PROBLEM DESCRIPTION - Return the listing below verbatim. Pictures do not belong in the copy.

# START OF DATA

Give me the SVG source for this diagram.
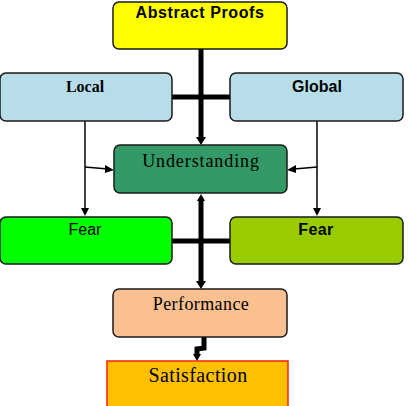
<svg xmlns="http://www.w3.org/2000/svg" width="410" height="406" viewBox="0 0 410 406">
<style>
.box{stroke:#1a1a1a;stroke-width:1.5}
.thick{stroke:#000;stroke-width:5;fill:none}
.thin{stroke:#000;stroke-width:1.5;fill:none}
.head{fill:#000}
.sans{font-family:"Liberation Sans",Arial,sans-serif;font-size:16px;text-anchor:middle}
.serif{font-family:"Liberation Serif","Times New Roman",serif;text-anchor:middle}
</style>
<rect width="410" height="406" fill="#fff"/>
<g id="connectors">
<line class="thick" x1="201" y1="49" x2="201" y2="139"/>
<path class="head" d="M196,137 L206,137 L201,145 z"/>
<line class="thick" x1="172" y1="97" x2="230" y2="97"/>
<line class="thin" x1="85" y1="121" x2="85" y2="211"/>
<path class="head" d="M81,208 L89,208 L85,216 z"/>
<line class="thin" x1="317" y1="121" x2="317" y2="211"/>
<path class="head" d="M313,208 L321,208 L317,216 z"/>
<line class="thin" x1="85" y1="167" x2="108" y2="169"/>
<path class="head" d="M105,165 L114,170 L105,173 z"/>
<line class="thin" x1="317" y1="167" x2="294" y2="169"/>
<path class="head" d="M296,165 L287,170 L296,173 z"/>
<line class="thick" x1="201" y1="200" x2="201" y2="283"/>
<path class="head" d="M197,201 L205,201 L201,194 z"/>
<path class="head" d="M196,281 L206,281 L201,289 z"/>
<line class="thick" x1="172" y1="241" x2="230" y2="241"/>
<path class="thick" d="M204,337 L204,348 L197,349 L197,356"/>
<path class="head" d="M193,354 L201,354 L197,361 z"/>
</g>
<g id="abstract">
<rect class="box" x="113" y="2" width="174" height="47" rx="6" fill="#ffff00"/>
<text class="sans" x="200" y="18" font-weight="bold" letter-spacing="0.6">Abstract Proofs</text>
</g>
<g id="local">
<rect class="box" x="0" y="73" width="172" height="48" rx="6" fill="#b7dee8"/>
<text class="serif" x="85" y="92" font-weight="bold" font-size="16">Local</text>
</g>
<g id="global">
<rect class="box" x="230" y="73" width="173" height="48" rx="6" fill="#b7dee8"/>
<text class="sans" x="317" y="92" font-weight="bold">Global</text>
</g>
<g id="understanding">
<rect class="box" x="114" y="145" width="173" height="48" rx="6" fill="#339966"/>
<text class="serif" x="201" y="167" font-size="18" letter-spacing="0.9">Understanding</text>
</g>
<g id="fear-left">
<rect class="box" x="0" y="217" width="172" height="47" rx="6" fill="#00ff00"/>
<text class="sans" x="85" y="235">Fear</text>
</g>
<g id="fear-right">
<rect class="box" x="230" y="217" width="173" height="47" rx="6" fill="#99cc00"/>
<text class="sans" x="316" y="235" font-weight="bold" letter-spacing="0.4">Fear</text>
</g>
<g id="performance">
<rect class="box" x="113" y="289" width="174" height="48" rx="6" fill="#fac090"/>
<text class="serif" x="201" y="310" font-size="18" letter-spacing="0.4">Performance</text>
</g>
<g id="satisfaction">
<rect x="107" y="361" width="181" height="50" fill="#ffc000" stroke="#ff2000" stroke-width="1.5"/>
<text class="serif" x="198" y="382" font-size="20" letter-spacing="0.4">Satisfaction</text>
</g>
</svg>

# END OF DATA

THE RESPONSE -
Give me the SVG source for this diagram.
<svg xmlns="http://www.w3.org/2000/svg" width="410" height="406" viewBox="0 0 410 406">
<style>
.box{stroke:#1a1a1a;stroke-width:1.5}
.thick{stroke:#000;stroke-width:5;fill:none}
.thin{stroke:#000;stroke-width:1.5;fill:none}
.head{fill:#000}
.sans{font-family:"Liberation Sans",Arial,sans-serif;font-size:16px;text-anchor:middle}
.serif{font-family:"Liberation Serif","Times New Roman",serif;text-anchor:middle}
</style>
<rect width="410" height="406" fill="#fff"/>
<g id="connectors">
<line class="thick" x1="201" y1="49" x2="201" y2="139"/>
<path class="head" d="M196,137 L206,137 L201,145 z"/>
<line class="thick" x1="172" y1="97" x2="230" y2="97"/>
<line class="thin" x1="85" y1="121" x2="85" y2="211"/>
<path class="head" d="M81,208 L89,208 L85,216 z"/>
<line class="thin" x1="317" y1="121" x2="317" y2="211"/>
<path class="head" d="M313,208 L321,208 L317,216 z"/>
<line class="thin" x1="85" y1="167" x2="108" y2="169"/>
<path class="head" d="M105,165 L114,170 L105,173 z"/>
<line class="thin" x1="317" y1="167" x2="294" y2="169"/>
<path class="head" d="M296,165 L287,170 L296,173 z"/>
<line class="thick" x1="201" y1="200" x2="201" y2="283"/>
<path class="head" d="M197,201 L205,201 L201,194 z"/>
<path class="head" d="M196,281 L206,281 L201,289 z"/>
<line class="thick" x1="172" y1="241" x2="230" y2="241"/>
<path class="thick" d="M204,337 L204,348 L197,349 L197,356"/>
<path class="head" d="M193,354 L201,354 L197,361 z"/>
</g>
<g id="abstract">
<rect class="box" x="113" y="2" width="174" height="47" rx="6" fill="#ffff00"/>
<text class="sans" x="200" y="18" font-weight="bold" letter-spacing="0.6">Abstract Proofs</text>
</g>
<g id="local">
<rect class="box" x="0" y="73" width="172" height="48" rx="6" fill="#b7dee8"/>
<text class="serif" x="85" y="92" font-weight="bold" font-size="16">Local</text>
</g>
<g id="global">
<rect class="box" x="230" y="73" width="173" height="48" rx="6" fill="#b7dee8"/>
<text class="sans" x="317" y="92" font-weight="bold">Global</text>
</g>
<g id="understanding">
<rect class="box" x="114" y="145" width="173" height="48" rx="6" fill="#339966"/>
<text class="serif" x="201" y="167" font-size="18" letter-spacing="0.9">Understanding</text>
</g>
<g id="fear-left">
<rect class="box" x="0" y="217" width="172" height="47" rx="6" fill="#00ff00"/>
<text class="sans" x="85" y="235">Fear</text>
</g>
<g id="fear-right">
<rect class="box" x="230" y="217" width="173" height="47" rx="6" fill="#99cc00"/>
<text class="sans" x="316" y="235" font-weight="bold" letter-spacing="0.4">Fear</text>
</g>
<g id="performance">
<rect class="box" x="113" y="289" width="174" height="48" rx="6" fill="#fac090"/>
<text class="serif" x="201" y="310" font-size="18" letter-spacing="0.4">Performance</text>
</g>
<g id="satisfaction">
<rect x="107" y="361" width="181" height="50" fill="#ffc000" stroke="#ff2000" stroke-width="1.5"/>
<text class="serif" x="198" y="382" font-size="20" letter-spacing="0.4">Satisfaction</text>
</g>
</svg>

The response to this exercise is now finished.